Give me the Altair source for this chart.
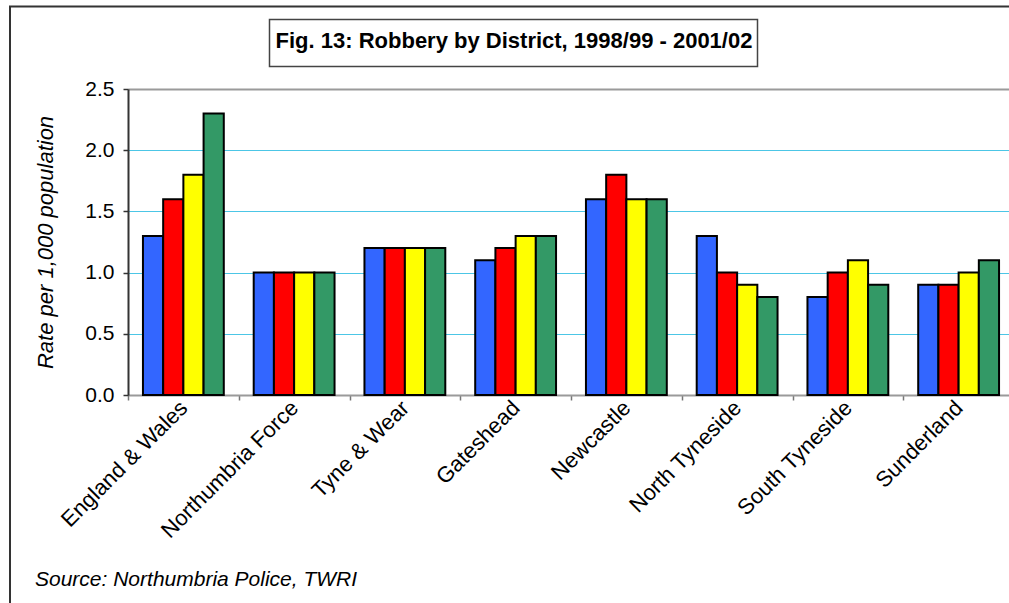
import altair as alt
import pandas as pd

# Robbery rate per 1,000 population, by district and financial year
districts = ["England & Wales", "Northumbria Force", "Tyne & Wear", "Gateshead",
             "Newcastle", "North Tyneside", "South Tyneside", "Sunderland"]
years = ["1998/99", "1999/00", "2000/01", "2001/02"]
rate_1998_99 = [1.3, 1.0, 1.2, 1.1, 1.6, 1.3, 0.8, 0.9]
rate_1999_00 = [1.6, 1.0, 1.2, 1.2, 1.8, 1.0, 1.0, 0.9]
rate_2000_01 = [1.8, 1.0, 1.2, 1.3, 1.6, 0.9, 1.1, 1.0]
rate_2001_02 = [2.3, 1.0, 1.2, 1.3, 1.6, 0.8, 0.9, 1.1]
bar_colors = ["#3366FF", "#FF0000", "#FFFF00", "#339966"]
y_ticks = [0.0, 0.5, 1.0, 1.5, 2.0, 2.5]

title_text = "Fig. 13: Robbery by District, 1998/99 - 2001/02"
source_text = "Source: Northumbria Police, TWRI"
y_title = "Rate per 1,000 population"

series = [rate_1998_99, rate_1999_00, rate_2000_01, rate_2001_02]
rows = []
for year, values in zip(years, series):
    for district, v in zip(districts, values):
        rows.append({"district": district, "year": year, "rate": v})
df = pd.DataFrame(rows)

FONT = "Liberation Sans"
W, H = 881, 306

bars = alt.Chart(df).mark_bar(stroke="black", strokeWidth=2).encode(
    x=alt.X(
        "district:N",
        sort=districts,
        scale=alt.Scale(range=[0, 886], paddingInner=0, paddingOuter=0),
        axis=alt.Axis(
            title=None,
            labelAngle=315,
            labelAlign="right",
            labelBaseline="middle",
            labelFont=FONT,
            labelFontSize=22,
            labelColor="black",
            labelPadding=4,
            labelLimit=400,
            labelOverlap=False,
            tickBand="extent",
            tickColor="#777777",
            tickSize=5,
            tickWidth=1.5,
            domainColor="#9a9a9a",
            domainWidth=2,
            grid=False,
        ),
    ),
    xOffset=alt.XOffset(
        "year:N", sort=years, scale=alt.Scale(paddingInner=0, paddingOuter=0.74)
    ),
    y=alt.Y(
        "rate:Q",
        scale=alt.Scale(domain=[0, 2.5], nice=False),
        axis=alt.Axis(
            values=y_ticks,
            format=".1f",
            title=y_title,
            titleFont=FONT,
            titleFontSize=22,
            titleFontStyle="italic",
            titleFontWeight="normal",
            titleColor="black",
            titleAngle=270,
            titleAlign="center",
            titleBaseline="middle",
            titleX=-83,
            titleY=H / 2,
            labelFont=FONT,
            labelFontSize=21,
            labelColor="black",
            labelPadding=9,
            tickColor="#333333",
            tickSize=5,
            tickWidth=1.5,
            domainColor="#333333",
            domainWidth=2,
            grid=True,
            gridColor=alt.condition(
                "datum.value >= 2.5", alt.value("#9a9a9a"), alt.value("#4cc6e6")
            ),
            gridWidth=alt.condition(
                "datum.value >= 2.5", alt.value(2), alt.value(1.2)
            ),
        ),
    ),
    color=alt.Color(
        "year:N", sort=years,
        scale=alt.Scale(domain=years, range=bar_colors), legend=None
    ),
)

one = pd.DataFrame({"k": [0]})

# outer frame (left and top edges)
frame_left = alt.Chart(one).mark_rule(color="#333333", strokeWidth=2).encode(
    x=alt.value(-118), y=alt.value(-82.5), y2=alt.value(520)
)
frame_top = alt.Chart(one).mark_rule(color="#333333", strokeWidth=2).encode(
    x=alt.value(-119), x2=alt.value(900), y=alt.value(-82.5)
)

# boxed chart title
title_box = alt.Chart(one).mark_rect(
    fill="white", stroke="#444444", strokeWidth=1.5
).encode(
    x=alt.value(141.5), x2=alt.value(629.5), y=alt.value(-69.5), y2=alt.value(-22.5)
)
title_label = alt.Chart(one).mark_text(
    text=title_text, font=FONT, fontSize=22, fontWeight="bold",
    align="center", baseline="alphabetic", color="black"
).encode(x=alt.value(386), y=alt.value(-41))

source_label = alt.Chart(one).mark_text(
    text=source_text, font=FONT, fontSize=21, fontStyle="italic",
    align="left", baseline="alphabetic", color="black"
).encode(x=alt.value(-93), y=alt.value(497))

chart = alt.layer(
    bars, frame_left, frame_top, title_box, title_label, source_label
).properties(
    width=W,
    height=H,
    autosize=alt.AutoSizeParams(type="none"),
    padding={"left": 128, "top": 89, "right": 0, "bottom": 208},
).configure_view(
    stroke=None
).configure(
    background="white"
)

chart.save("out.html", embed_options={"renderer": "svg", "actions": False})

__AIM OF THE EXERCISE__
Copy the material shown above in full and exactly. Skip the pictures.

__WRITTEN RESPONSE__
Give me the Altair source for this chart.
import altair as alt
import pandas as pd

# Robbery rate per 1,000 population, by district and financial year
districts = ["England & Wales", "Northumbria Force", "Tyne & Wear", "Gateshead",
             "Newcastle", "North Tyneside", "South Tyneside", "Sunderland"]
years = ["1998/99", "1999/00", "2000/01", "2001/02"]
rate_1998_99 = [1.3, 1.0, 1.2, 1.1, 1.6, 1.3, 0.8, 0.9]
rate_1999_00 = [1.6, 1.0, 1.2, 1.2, 1.8, 1.0, 1.0, 0.9]
rate_2000_01 = [1.8, 1.0, 1.2, 1.3, 1.6, 0.9, 1.1, 1.0]
rate_2001_02 = [2.3, 1.0, 1.2, 1.3, 1.6, 0.8, 0.9, 1.1]
bar_colors = ["#3366FF", "#FF0000", "#FFFF00", "#339966"]
y_ticks = [0.0, 0.5, 1.0, 1.5, 2.0, 2.5]

title_text = "Fig. 13: Robbery by District, 1998/99 - 2001/02"
source_text = "Source: Northumbria Police, TWRI"
y_title = "Rate per 1,000 population"

series = [rate_1998_99, rate_1999_00, rate_2000_01, rate_2001_02]
rows = []
for year, values in zip(years, series):
    for district, v in zip(districts, values):
        rows.append({"district": district, "year": year, "rate": v})
df = pd.DataFrame(rows)

FONT = "Liberation Sans"
W, H = 881, 306

bars = alt.Chart(df).mark_bar(stroke="black", strokeWidth=2).encode(
    x=alt.X(
        "district:N",
        sort=districts,
        scale=alt.Scale(range=[0, 886], paddingInner=0, paddingOuter=0),
        axis=alt.Axis(
            title=None,
            labelAngle=315,
            labelAlign="right",
            labelBaseline="middle",
            labelFont=FONT,
            labelFontSize=22,
            labelColor="black",
            labelPadding=4,
            labelLimit=400,
            labelOverlap=False,
            tickBand="extent",
            tickColor="#777777",
            tickSize=5,
            tickWidth=1.5,
            domainColor="#9a9a9a",
            domainWidth=2,
            grid=False,
        ),
    ),
    xOffset=alt.XOffset(
        "year:N", sort=years, scale=alt.Scale(paddingInner=0, paddingOuter=0.74)
    ),
    y=alt.Y(
        "rate:Q",
        scale=alt.Scale(domain=[0, 2.5], nice=False),
        axis=alt.Axis(
            values=y_ticks,
            format=".1f",
            title=y_title,
            titleFont=FONT,
            titleFontSize=22,
            titleFontStyle="italic",
            titleFontWeight="normal",
            titleColor="black",
            titleAngle=270,
            titleAlign="center",
            titleBaseline="middle",
            titleX=-83,
            titleY=H / 2,
            labelFont=FONT,
            labelFontSize=21,
            labelColor="black",
            labelPadding=9,
            tickColor="#333333",
            tickSize=5,
            tickWidth=1.5,
            domainColor="#333333",
            domainWidth=2,
            grid=True,
            gridColor=alt.condition(
                "datum.value >= 2.5", alt.value("#9a9a9a"), alt.value("#4cc6e6")
            ),
            gridWidth=alt.condition(
                "datum.value >= 2.5", alt.value(2), alt.value(1.2)
            ),
        ),
    ),
    color=alt.Color(
        "year:N", sort=years,
        scale=alt.Scale(domain=years, range=bar_colors), legend=None
    ),
)

one = pd.DataFrame({"k": [0]})

# outer frame (left and top edges)
frame_left = alt.Chart(one).mark_rule(color="#333333", strokeWidth=2).encode(
    x=alt.value(-118), y=alt.value(-82.5), y2=alt.value(520)
)
frame_top = alt.Chart(one).mark_rule(color="#333333", strokeWidth=2).encode(
    x=alt.value(-119), x2=alt.value(900), y=alt.value(-82.5)
)

# boxed chart title
title_box = alt.Chart(one).mark_rect(
    fill="white", stroke="#444444", strokeWidth=1.5
).encode(
    x=alt.value(141.5), x2=alt.value(629.5), y=alt.value(-69.5), y2=alt.value(-22.5)
)
title_label = alt.Chart(one).mark_text(
    text=title_text, font=FONT, fontSize=22, fontWeight="bold",
    align="center", baseline="alphabetic", color="black"
).encode(x=alt.value(386), y=alt.value(-41))

source_label = alt.Chart(one).mark_text(
    text=source_text, font=FONT, fontSize=21, fontStyle="italic",
    align="left", baseline="alphabetic", color="black"
).encode(x=alt.value(-93), y=alt.value(497))

chart = alt.layer(
    bars, frame_left, frame_top, title_box, title_label, source_label
).properties(
    width=W,
    height=H,
    autosize=alt.AutoSizeParams(type="none"),
    padding={"left": 128, "top": 89, "right": 0, "bottom": 208},
).configure_view(
    stroke=None
).configure(
    background="white"
)

chart.save("out.html", embed_options={"renderer": "svg", "actions": False})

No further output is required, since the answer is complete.